Your task => Everything in the listing should be restated word for word.

Dataset content =>
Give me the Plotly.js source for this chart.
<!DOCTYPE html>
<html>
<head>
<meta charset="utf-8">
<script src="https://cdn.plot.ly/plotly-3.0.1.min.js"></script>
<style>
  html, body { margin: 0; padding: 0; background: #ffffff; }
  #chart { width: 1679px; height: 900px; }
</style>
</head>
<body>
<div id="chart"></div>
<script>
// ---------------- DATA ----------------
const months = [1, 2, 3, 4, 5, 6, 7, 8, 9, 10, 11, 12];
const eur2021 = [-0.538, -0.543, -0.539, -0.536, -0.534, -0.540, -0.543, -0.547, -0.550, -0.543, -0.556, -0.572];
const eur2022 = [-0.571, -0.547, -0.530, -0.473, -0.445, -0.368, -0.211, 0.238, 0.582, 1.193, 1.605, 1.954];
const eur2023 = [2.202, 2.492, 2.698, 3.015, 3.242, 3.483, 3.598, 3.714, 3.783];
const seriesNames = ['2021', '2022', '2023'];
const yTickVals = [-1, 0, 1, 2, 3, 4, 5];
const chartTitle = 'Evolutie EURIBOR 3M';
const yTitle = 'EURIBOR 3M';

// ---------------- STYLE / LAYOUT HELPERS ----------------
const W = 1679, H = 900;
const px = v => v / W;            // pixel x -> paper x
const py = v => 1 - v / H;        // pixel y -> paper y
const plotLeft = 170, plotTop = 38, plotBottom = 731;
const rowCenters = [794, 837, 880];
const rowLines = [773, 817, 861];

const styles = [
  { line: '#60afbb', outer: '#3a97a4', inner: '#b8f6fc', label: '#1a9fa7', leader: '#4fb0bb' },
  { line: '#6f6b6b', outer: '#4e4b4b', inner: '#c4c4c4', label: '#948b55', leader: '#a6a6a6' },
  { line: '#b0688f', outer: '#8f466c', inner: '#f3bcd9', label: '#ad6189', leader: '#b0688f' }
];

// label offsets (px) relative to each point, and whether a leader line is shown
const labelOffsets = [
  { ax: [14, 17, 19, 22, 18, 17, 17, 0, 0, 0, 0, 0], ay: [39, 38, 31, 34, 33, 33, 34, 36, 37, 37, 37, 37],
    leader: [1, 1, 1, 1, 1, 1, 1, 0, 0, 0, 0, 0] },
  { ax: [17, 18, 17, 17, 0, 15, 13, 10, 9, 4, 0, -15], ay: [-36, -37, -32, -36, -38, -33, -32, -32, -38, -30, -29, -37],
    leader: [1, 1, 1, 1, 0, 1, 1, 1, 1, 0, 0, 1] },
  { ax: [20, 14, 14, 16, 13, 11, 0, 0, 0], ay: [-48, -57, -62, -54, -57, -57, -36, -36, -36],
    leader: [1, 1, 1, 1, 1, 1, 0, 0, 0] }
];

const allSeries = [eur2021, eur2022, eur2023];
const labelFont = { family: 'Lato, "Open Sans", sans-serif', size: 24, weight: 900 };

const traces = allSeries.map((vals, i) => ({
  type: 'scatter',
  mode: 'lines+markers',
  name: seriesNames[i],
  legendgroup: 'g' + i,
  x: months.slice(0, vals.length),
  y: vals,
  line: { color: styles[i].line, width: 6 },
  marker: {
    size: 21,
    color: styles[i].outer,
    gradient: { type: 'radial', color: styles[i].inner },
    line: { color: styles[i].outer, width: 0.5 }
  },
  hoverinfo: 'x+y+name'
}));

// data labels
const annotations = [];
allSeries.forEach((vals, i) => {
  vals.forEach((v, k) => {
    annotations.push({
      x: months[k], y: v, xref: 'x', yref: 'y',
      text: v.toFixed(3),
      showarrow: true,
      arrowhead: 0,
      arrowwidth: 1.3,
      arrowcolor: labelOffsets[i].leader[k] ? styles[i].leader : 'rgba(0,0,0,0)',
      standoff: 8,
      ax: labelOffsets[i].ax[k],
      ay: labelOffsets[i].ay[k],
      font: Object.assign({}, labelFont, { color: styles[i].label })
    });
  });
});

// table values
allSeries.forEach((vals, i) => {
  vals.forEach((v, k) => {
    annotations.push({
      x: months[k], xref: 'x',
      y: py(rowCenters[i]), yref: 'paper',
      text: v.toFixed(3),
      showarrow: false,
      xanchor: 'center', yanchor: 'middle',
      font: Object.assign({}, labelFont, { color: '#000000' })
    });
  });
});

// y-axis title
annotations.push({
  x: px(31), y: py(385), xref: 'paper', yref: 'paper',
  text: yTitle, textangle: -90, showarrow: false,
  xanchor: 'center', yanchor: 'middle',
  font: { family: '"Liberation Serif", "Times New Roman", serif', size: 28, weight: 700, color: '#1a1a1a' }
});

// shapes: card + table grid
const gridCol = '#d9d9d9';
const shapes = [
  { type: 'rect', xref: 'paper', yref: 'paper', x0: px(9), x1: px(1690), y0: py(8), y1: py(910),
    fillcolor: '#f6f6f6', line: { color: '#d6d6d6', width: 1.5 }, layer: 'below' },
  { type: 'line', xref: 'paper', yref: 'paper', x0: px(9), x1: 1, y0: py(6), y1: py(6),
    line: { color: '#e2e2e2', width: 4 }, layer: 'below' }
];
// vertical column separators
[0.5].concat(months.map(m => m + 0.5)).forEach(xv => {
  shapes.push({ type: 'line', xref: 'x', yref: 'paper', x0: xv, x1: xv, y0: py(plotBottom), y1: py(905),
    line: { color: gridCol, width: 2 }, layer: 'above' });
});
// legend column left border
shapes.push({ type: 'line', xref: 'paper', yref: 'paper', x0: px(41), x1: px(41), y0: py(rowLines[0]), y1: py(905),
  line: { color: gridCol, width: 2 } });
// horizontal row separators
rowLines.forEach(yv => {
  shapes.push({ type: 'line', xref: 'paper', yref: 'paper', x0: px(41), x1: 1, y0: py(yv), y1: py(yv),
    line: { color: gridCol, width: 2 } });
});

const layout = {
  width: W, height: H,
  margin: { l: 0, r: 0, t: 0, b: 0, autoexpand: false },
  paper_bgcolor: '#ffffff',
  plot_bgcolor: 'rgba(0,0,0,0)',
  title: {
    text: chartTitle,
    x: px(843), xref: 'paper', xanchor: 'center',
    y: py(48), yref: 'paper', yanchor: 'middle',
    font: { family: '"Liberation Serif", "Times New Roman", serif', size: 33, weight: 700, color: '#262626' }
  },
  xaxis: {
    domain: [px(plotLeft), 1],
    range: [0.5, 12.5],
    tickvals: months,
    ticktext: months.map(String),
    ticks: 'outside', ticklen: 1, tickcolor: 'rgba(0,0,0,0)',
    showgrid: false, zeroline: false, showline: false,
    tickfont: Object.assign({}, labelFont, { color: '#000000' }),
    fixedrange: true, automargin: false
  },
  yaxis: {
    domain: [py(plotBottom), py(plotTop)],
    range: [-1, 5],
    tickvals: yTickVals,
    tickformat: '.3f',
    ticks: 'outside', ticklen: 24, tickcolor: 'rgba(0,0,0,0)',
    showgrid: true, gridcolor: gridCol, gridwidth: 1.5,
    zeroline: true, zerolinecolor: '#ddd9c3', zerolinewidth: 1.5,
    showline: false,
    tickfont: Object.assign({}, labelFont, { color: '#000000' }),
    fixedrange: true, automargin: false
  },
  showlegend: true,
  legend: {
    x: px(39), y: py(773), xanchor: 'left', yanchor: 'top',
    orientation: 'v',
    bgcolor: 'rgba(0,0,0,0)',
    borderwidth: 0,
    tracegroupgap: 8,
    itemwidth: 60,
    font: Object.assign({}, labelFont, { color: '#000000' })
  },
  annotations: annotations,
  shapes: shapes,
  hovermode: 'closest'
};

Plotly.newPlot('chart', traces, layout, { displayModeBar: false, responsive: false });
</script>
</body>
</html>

Response to this exercise =>
Give me the Plotly.js source for this chart.
<!DOCTYPE html>
<html>
<head>
<meta charset="utf-8">
<script src="https://cdn.plot.ly/plotly-3.0.1.min.js"></script>
<style>
  html, body { margin: 0; padding: 0; background: #ffffff; }
  #chart { width: 1679px; height: 900px; }
</style>
</head>
<body>
<div id="chart"></div>
<script>
// ---------------- DATA ----------------
const months = [1, 2, 3, 4, 5, 6, 7, 8, 9, 10, 11, 12];
const eur2021 = [-0.538, -0.543, -0.539, -0.536, -0.534, -0.540, -0.543, -0.547, -0.550, -0.543, -0.556, -0.572];
const eur2022 = [-0.571, -0.547, -0.530, -0.473, -0.445, -0.368, -0.211, 0.238, 0.582, 1.193, 1.605, 1.954];
const eur2023 = [2.202, 2.492, 2.698, 3.015, 3.242, 3.483, 3.598, 3.714, 3.783];
const seriesNames = ['2021', '2022', '2023'];
const yTickVals = [-1, 0, 1, 2, 3, 4, 5];
const chartTitle = 'Evolutie EURIBOR 3M';
const yTitle = 'EURIBOR 3M';

// ---------------- STYLE / LAYOUT HELPERS ----------------
const W = 1679, H = 900;
const px = v => v / W;            // pixel x -> paper x
const py = v => 1 - v / H;        // pixel y -> paper y
const plotLeft = 170, plotTop = 38, plotBottom = 731;
const rowCenters = [794, 837, 880];
const rowLines = [773, 817, 861];

const styles = [
  { line: '#60afbb', outer: '#3a97a4', inner: '#b8f6fc', label: '#1a9fa7', leader: '#4fb0bb' },
  { line: '#6f6b6b', outer: '#4e4b4b', inner: '#c4c4c4', label: '#948b55', leader: '#a6a6a6' },
  { line: '#b0688f', outer: '#8f466c', inner: '#f3bcd9', label: '#ad6189', leader: '#b0688f' }
];

// label offsets (px) relative to each point, and whether a leader line is shown
const labelOffsets = [
  { ax: [14, 17, 19, 22, 18, 17, 17, 0, 0, 0, 0, 0], ay: [39, 38, 31, 34, 33, 33, 34, 36, 37, 37, 37, 37],
    leader: [1, 1, 1, 1, 1, 1, 1, 0, 0, 0, 0, 0] },
  { ax: [17, 18, 17, 17, 0, 15, 13, 10, 9, 4, 0, -15], ay: [-36, -37, -32, -36, -38, -33, -32, -32, -38, -30, -29, -37],
    leader: [1, 1, 1, 1, 0, 1, 1, 1, 1, 0, 0, 1] },
  { ax: [20, 14, 14, 16, 13, 11, 0, 0, 0], ay: [-48, -57, -62, -54, -57, -57, -36, -36, -36],
    leader: [1, 1, 1, 1, 1, 1, 0, 0, 0] }
];

const allSeries = [eur2021, eur2022, eur2023];
const labelFont = { family: 'Lato, "Open Sans", sans-serif', size: 24, weight: 900 };

const traces = allSeries.map((vals, i) => ({
  type: 'scatter',
  mode: 'lines+markers',
  name: seriesNames[i],
  legendgroup: 'g' + i,
  x: months.slice(0, vals.length),
  y: vals,
  line: { color: styles[i].line, width: 6 },
  marker: {
    size: 21,
    color: styles[i].outer,
    gradient: { type: 'radial', color: styles[i].inner },
    line: { color: styles[i].outer, width: 0.5 }
  },
  hoverinfo: 'x+y+name'
}));

// data labels
const annotations = [];
allSeries.forEach((vals, i) => {
  vals.forEach((v, k) => {
    annotations.push({
      x: months[k], y: v, xref: 'x', yref: 'y',
      text: v.toFixed(3),
      showarrow: true,
      arrowhead: 0,
      arrowwidth: 1.3,
      arrowcolor: labelOffsets[i].leader[k] ? styles[i].leader : 'rgba(0,0,0,0)',
      standoff: 8,
      ax: labelOffsets[i].ax[k],
      ay: labelOffsets[i].ay[k],
      font: Object.assign({}, labelFont, { color: styles[i].label })
    });
  });
});

// table values
allSeries.forEach((vals, i) => {
  vals.forEach((v, k) => {
    annotations.push({
      x: months[k], xref: 'x',
      y: py(rowCenters[i]), yref: 'paper',
      text: v.toFixed(3),
      showarrow: false,
      xanchor: 'center', yanchor: 'middle',
      font: Object.assign({}, labelFont, { color: '#000000' })
    });
  });
});

// y-axis title
annotations.push({
  x: px(31), y: py(385), xref: 'paper', yref: 'paper',
  text: yTitle, textangle: -90, showarrow: false,
  xanchor: 'center', yanchor: 'middle',
  font: { family: '"Liberation Serif", "Times New Roman", serif', size: 28, weight: 700, color: '#1a1a1a' }
});

// shapes: card + table grid
const gridCol = '#d9d9d9';
const shapes = [
  { type: 'rect', xref: 'paper', yref: 'paper', x0: px(9), x1: px(1690), y0: py(8), y1: py(910),
    fillcolor: '#f6f6f6', line: { color: '#d6d6d6', width: 1.5 }, layer: 'below' },
  { type: 'line', xref: 'paper', yref: 'paper', x0: px(9), x1: 1, y0: py(6), y1: py(6),
    line: { color: '#e2e2e2', width: 4 }, layer: 'below' }
];
// vertical column separators
[0.5].concat(months.map(m => m + 0.5)).forEach(xv => {
  shapes.push({ type: 'line', xref: 'x', yref: 'paper', x0: xv, x1: xv, y0: py(plotBottom), y1: py(905),
    line: { color: gridCol, width: 2 }, layer: 'above' });
});
// legend column left border
shapes.push({ type: 'line', xref: 'paper', yref: 'paper', x0: px(41), x1: px(41), y0: py(rowLines[0]), y1: py(905),
  line: { color: gridCol, width: 2 } });
// horizontal row separators
rowLines.forEach(yv => {
  shapes.push({ type: 'line', xref: 'paper', yref: 'paper', x0: px(41), x1: 1, y0: py(yv), y1: py(yv),
    line: { color: gridCol, width: 2 } });
});

const layout = {
  width: W, height: H,
  margin: { l: 0, r: 0, t: 0, b: 0, autoexpand: false },
  paper_bgcolor: '#ffffff',
  plot_bgcolor: 'rgba(0,0,0,0)',
  title: {
    text: chartTitle,
    x: px(843), xref: 'paper', xanchor: 'center',
    y: py(48), yref: 'paper', yanchor: 'middle',
    font: { family: '"Liberation Serif", "Times New Roman", serif', size: 33, weight: 700, color: '#262626' }
  },
  xaxis: {
    domain: [px(plotLeft), 1],
    range: [0.5, 12.5],
    tickvals: months,
    ticktext: months.map(String),
    ticks: 'outside', ticklen: 1, tickcolor: 'rgba(0,0,0,0)',
    showgrid: false, zeroline: false, showline: false,
    tickfont: Object.assign({}, labelFont, { color: '#000000' }),
    fixedrange: true, automargin: false
  },
  yaxis: {
    domain: [py(plotBottom), py(plotTop)],
    range: [-1, 5],
    tickvals: yTickVals,
    tickformat: '.3f',
    ticks: 'outside', ticklen: 24, tickcolor: 'rgba(0,0,0,0)',
    showgrid: true, gridcolor: gridCol, gridwidth: 1.5,
    zeroline: true, zerolinecolor: '#ddd9c3', zerolinewidth: 1.5,
    showline: false,
    tickfont: Object.assign({}, labelFont, { color: '#000000' }),
    fixedrange: true, automargin: false
  },
  showlegend: true,
  legend: {
    x: px(39), y: py(773), xanchor: 'left', yanchor: 'top',
    orientation: 'v',
    bgcolor: 'rgba(0,0,0,0)',
    borderwidth: 0,
    tracegroupgap: 8,
    itemwidth: 60,
    font: Object.assign({}, labelFont, { color: '#000000' })
  },
  annotations: annotations,
  shapes: shapes,
  hovermode: 'closest'
};

Plotly.newPlot('chart', traces, layout, { displayModeBar: false, responsive: false });
</script>
</body>
</html>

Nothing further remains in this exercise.